China’s ambassador to Australia, Xiao Qian, is doing a good job asserting his country’s position on contentious issues including the status of Taiwan and the South China Sea. He has given a lengthy recent interview to this newspaper and on Tuesday wrote an opinion article that was published in The Australian Financial Review.

In that article Mr Xiao was critical that some Australian media had provided a platform for “false voices” promoting so-called incremental independence and claiming that Taiwan’s status was being undermined by China. Mr Xiao has said previously he believed there were “misunderstandings” by some in Australia about the issue. The Chinese Communist Party’s views on Taiwan are well known, and were expansively restated in the opinion article.

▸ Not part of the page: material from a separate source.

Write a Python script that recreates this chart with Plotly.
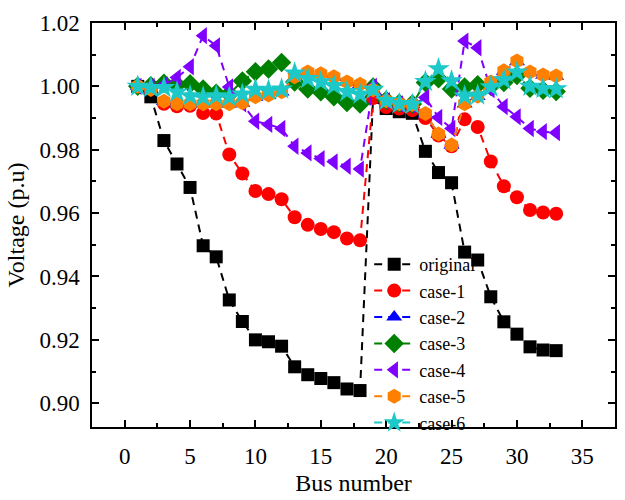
import plotly.graph_objects as go

# Bus voltage profiles for the 33-bus feeder
bus = list(range(1, 34))

original = [1.000, 0.9967, 0.9829, 0.9755, 0.9681, 0.9497, 0.9462, 0.9326, 0.9258, 0.9200,
            0.9194, 0.9180, 0.9115, 0.9090, 0.9078, 0.9065, 0.9045, 0.9040, 0.9965, 0.9930,
            0.9920, 0.9915, 0.9795, 0.9728, 0.9696, 0.9477, 0.9452, 0.9336, 0.9257, 0.9218,
            0.9178, 0.9168, 0.9166]

case1 = [1.000, 0.9993, 0.9945, 0.9937, 0.9939, 0.9916, 0.9914, 0.9785, 0.9725, 0.9670,
         0.9660, 0.9644, 0.9587, 0.9563, 0.9550, 0.9540, 0.9520, 0.9514, 0.9963, 0.9935,
         0.9930, 0.9925, 0.9900, 0.9845, 0.9811, 0.9896, 0.9872, 0.9763, 0.9685, 0.9650,
         0.9610, 0.9602, 0.9598]

case2 = [1.000, 0.9989, 0.9952, 0.9944, 0.9944, 0.9944, 0.9944, 0.9944, 0.9947, 0.9966,
         0.9972, 0.9982, 1.0028, 1.0043, 1.0039, 1.0028, 1.0013, 1.0006, 0.9988, 0.9954,
         0.9944, 0.9942, 0.9913, 0.9849, 0.9814, 0.9944, 0.9968, 1.0013, 1.0048, 1.0078,
         1.0043, 1.0035, 1.0032]

case3 = [1.000, 1.0002, 1.0010, 1.0005, 1.0008, 0.9992, 0.9978, 0.9976, 1.0017, 1.0046,
         1.0055, 1.0075, 1.0014, 0.9992, 0.9983, 0.9967, 0.9949, 0.9944, 0.9998, 0.9956,
         0.9947, 0.9944, 1.0012, 1.0024, 0.9992, 0.9998, 1.0005, 1.0000, 1.0012, 1.0034,
         0.9994, 0.9988, 0.9984]

case4 = [1.000, 1.0000, 1.0005, 1.0028, 1.0062, 1.0160, 1.0128, 0.9998, 0.9945, 0.9890,
         0.9880, 0.9867, 0.9811, 0.9790, 0.9772, 0.9762, 0.9748, 0.9739, 1.0000, 0.9955,
         0.9945, 0.9940, 0.9965, 0.9902, 0.9867, 1.0143, 1.0122, 0.9990, 0.9936, 0.9904,
         0.9867, 0.9857, 0.9854]

case5 = [1.000, 0.9990, 0.9953, 0.9945, 0.9945, 0.9945, 0.9945, 0.9945, 0.9948, 0.9967,
         0.9973, 0.9983, 1.0030, 1.0045, 1.0040, 1.0030, 1.0014, 1.0007, 0.9989, 0.9955,
         0.9945, 0.9943, 0.9914, 0.9850, 0.9815, 0.9945, 0.9969, 1.0014, 1.0049, 1.0080,
         1.0045, 1.0036, 1.0033]

case6 = [1.000, 0.9996, 0.9996, 0.9982, 0.9970, 0.9966, 0.9970, 0.9966, 0.9975, 0.9990,
         0.9987, 0.9991, 1.0042, 1.0024, 1.0014, 1.0002, 0.9983, 0.9975, 0.9990, 0.9955,
         0.9945, 0.9943, 1.0015, 1.0055, 1.0017, 0.9969, 0.9972, 0.9998, 1.0020, 1.0045,
         1.0000, 0.9993, 0.9992]

names = ["original", "case-1", "case-2", "case-3", "case-4", "case-5", "case-6"]
series = [original, case1, case2, case3, case4, case5, case6]
colors = ["#000000", "#FF0000", "#0000FF", "#008000", "#8000FF", "#FF8000", "#1CC8C8"]
symbols = ["square", "circle", "triangle-up", "diamond", "triangle-left", "hexagon", "star"]
sizes = [13, 14, 14, 15, 15, 15, 17]

fig = go.Figure()
for name, vals, col, sym, sz in zip(names, series, colors, symbols, sizes):
    fig.add_trace(go.Scatter(
        x=bus, y=vals, name=name, mode="lines+markers",
        line=dict(color=col, width=2, dash="8px,6px"),
        marker=dict(symbol=sym, size=sz, color=col, line=dict(width=0)),
    ))

font_family = "Liberation Serif, Times New Roman, serif"
axis_common = dict(
    showline=True, linecolor="black", linewidth=1.5, mirror="ticks",
    ticks="inside", ticklen=7, tickwidth=1.5, tickcolor="black",
    showgrid=False, zeroline=False,
    tickfont=dict(family=font_family, size=23, color="black"),
)

fig.update_xaxes(
    range=[-2.5, 37.5], dtick=5, tick0=0, ticklabelstandoff=8,
    minor=dict(dtick=2.5, ticks="inside", ticklen=4, tickcolor="black", tickwidth=1.5),
    title=dict(text="Bus number", font=dict(family=font_family, size=24, color="black"), standoff=6),
    **axis_common,
)
fig.update_yaxes(
    range=[0.8925, 1.02], dtick=0.02, tick0=0.90, tickformat=".2f",
    ticklabelstandoff=6,
    minor=dict(dtick=0.01, ticks="inside", ticklen=4, tickcolor="black", tickwidth=1.5),
    title=dict(text="Voltage (p.u)", font=dict(family=font_family, size=24, color="black"), standoff=8),
    **axis_common,
)

fig.update_layout(
    width=625, height=500,
    margin=dict(l=92, r=8, t=23, b=71),
    paper_bgcolor="white", plot_bgcolor="white",
    showlegend=True,
    legend=dict(
        x=0.53, y=0.448, xanchor="left", yanchor="top",
        bgcolor="rgba(0,0,0,0)", borderwidth=0,
        font=dict(family=font_family, size=18, color="black"),
        tracegroupgap=0, itemwidth=40,
    ),
)

fig.write_html("out.html")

If there is any misunderstanding it is about how a free media operates. “Despite its Marxist roots incorporating dialectic – reasoned argumentation – contemporary Chinese Communist Party practice does not favour opening itself to public debate,” Rowan Callick explained in these pages early this month. “Its preferred pathway is to insist that those who disagree simply fail to understand its positions, which emerge from the unchallengeable truths at its core.”

Thus Mr Xiao told The Australian’s foreign affairs and defence correspondent, Ben Packham: “I have a very strong impression that there are people in this country (Australia) who have misunderstandings about Taiwan.” According to defence and security expert Peter Jennings, correcting these misunderstandings is considered to be a last instalment in a “full turnaround” in relations between Australia and China following the removal of the last remaining trade sanctions.

Mr Xiao’s displeasure reflects the fact Australian media is prepared to expose China’s “unchallengeable truths” to public debate. In his report following his interview with Mr Xiao, Packham quoted Taiwan’s representative in Australia, Douglas Hsu, who said the territory was facing a campaign of “cognitive warfare” by China but it remained “a vibrant ­democracy and a global economic powerhouse”. Former Defence official Michael Shoebridge said there was “no misunderstanding about Beijing’s intentions towards Taiwan, or its outrageous claim of extensive sovereignty over the South China Sea”.

Presenting different opinions on contentious issues is the normal state of affairs for a free press doing its job. China is entitled to put its case. But it also must be careful with the facts. A transcript of the Packham interview has been posted on the embassy website, which takes the liberty of paraphrasing some of the questions that were asked. As Mr Xiao no doubt is aware, small changes in context can have a big impact on understanding.